Under what are commonly called “dram shop laws,” Pennsylvania is among those states, which allow motorists, or others who have been injured, to seek monetary damages against bar owners who serve visibly intoxicated patrons involved in a drunken-driving or other type of crash.

These laws make bar owners and alcohol servers financially liable if their customers become obviously intoxicated on their premises and subsequently injure someone or cause property damage, typically by driving drunk.

Thus, if a person has several drinks at a bar and is visibly intoxicated then gets in a car and kills someone on the way home, the owner of the serving establishment can be sued for damages.

Such suits are not always successful. One question that must be answered in the cases is how visibly drunk the patron was before leaving the bar and getting behind the wheel, and whether a reasonable person would be able to determine the customer’s level of sobriety.

Jerry Marks, whose Philadelphia law firm of Marks, O’Neill, O’Brien & Courtney is representing Applebee’s in the case, declined to discuss his client’s position in the case when contacted Friday. “It’s coming up for trial, and I just can’t comment,” he said.

The accident that claimed Joseph Peirson’s life occurred Oct. 15, 2005. According to the lawsuit and police reports, Collins, a friend of Joseph Peirson, was driving north on Route 41 in Londonderry about 3 a.m., when he lost control of the 2001 Chevrolet Silverado.

In his suit, Bellwoar says Collins, who had a blood alcohol level of .125 when he was tested after the crash, was arguing with other people in the car, taking his eyes off the road, when he lost control.

Driving at speeds estimated later by police to be close to 100 mph in a 45 mph zone, the truck drove onto the north shoulder of Route 41, struck a mailbox, and then crossed into the south lanes and struck a guardrail. The truck traveled about 50 feet along the rail and then became airborne.

The truck went 82 feet in the air before it hit the ground, rolled over and collided with a house on Gap-Newport Pike.

Of the four people in the vehicle, two were thrown from the cab; Joseph Peirson and Tashia A. Gambill, 21, of Cochranville, Collin’s girlfriend. Both died instantly, Gambill being thrown over the roof of the house where the truck crashed.

A fourth person, Nichole Stahis of Kennett Square, was severely injured.

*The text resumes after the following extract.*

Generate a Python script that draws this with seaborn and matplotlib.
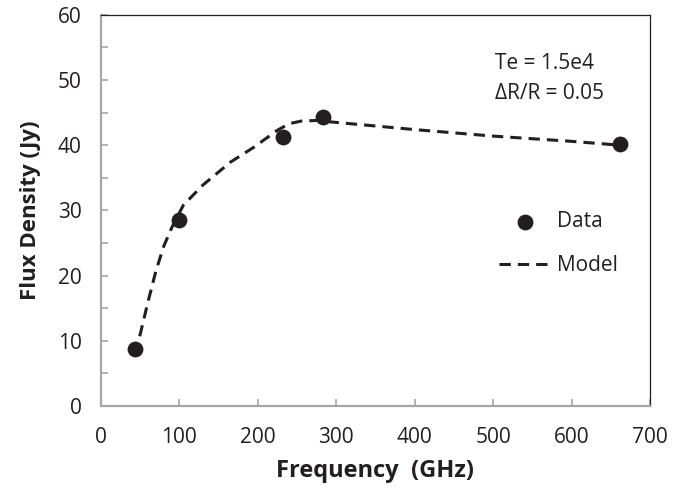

Gambill and Stahis’ families are also suing Applebee’s for its alleged negligence in serving Collins.

Collins was charged with homicide by vehicle while driving under the influence, involuntary manslaughter and related charges. He pleaded no contest to two counts of homicide and one of aggravated assaulted while DUI, and was sentenced by Judge William H. Mahon in February 2007 to 9 to 18 years in prison. He is housed at the State Correctional Institution at Huntingdon.

“It’s a DUI case that should be shown and taught to kids everywhere,” said Assistant District Attorney Carlos Barraza, who prosecuted Collins. “It was, for me, the worst accident scene I have ever seen.”

The case resonated with Mahon as well, but for a different reason. It was Mahon, who in January 2003, sentenced Cesar Arreola-Solis to 11 to 23 months in prison and 1,000 hours of community service for the shooting that left Sandra Peirson blind.

Barraza said Mahon remembered the case and Sandra Peirson.

Sandra Peirson, then 43, was at the Birch Inn in Kennett Square the night of Nov. 11, 2001, sitting at a table having a drink with the bar manager when Solis, who was drunk and who had brought a loaded handgun into the bar undetected, began waving the gun around. At some point, he accidentally fired the weapon, hitting himself in the hand, his brother, sitting next to him, in the ear and Peirson in the eye “due to an unforeseeable ricochet,” according to records.

Left blind, Sandra Peirson could not work and moved in with her mother. She sued the bar owners and settled the case out of court in 2003, a settlement that Bellwoar said allowed her to buy a home in Oxford, where she and her son, Joseph, lived until late summer 2005, when she sold the house and the pair moved back to an apartment in Kennett Square.

A month after moving, Joseph Peirson went out to Applebee’s with Collins and the two women. He never came home. Sandra Peirson moved away from Pennsylvania and now lives in Virginia, where she is cared for by a friend, Bellwoar said.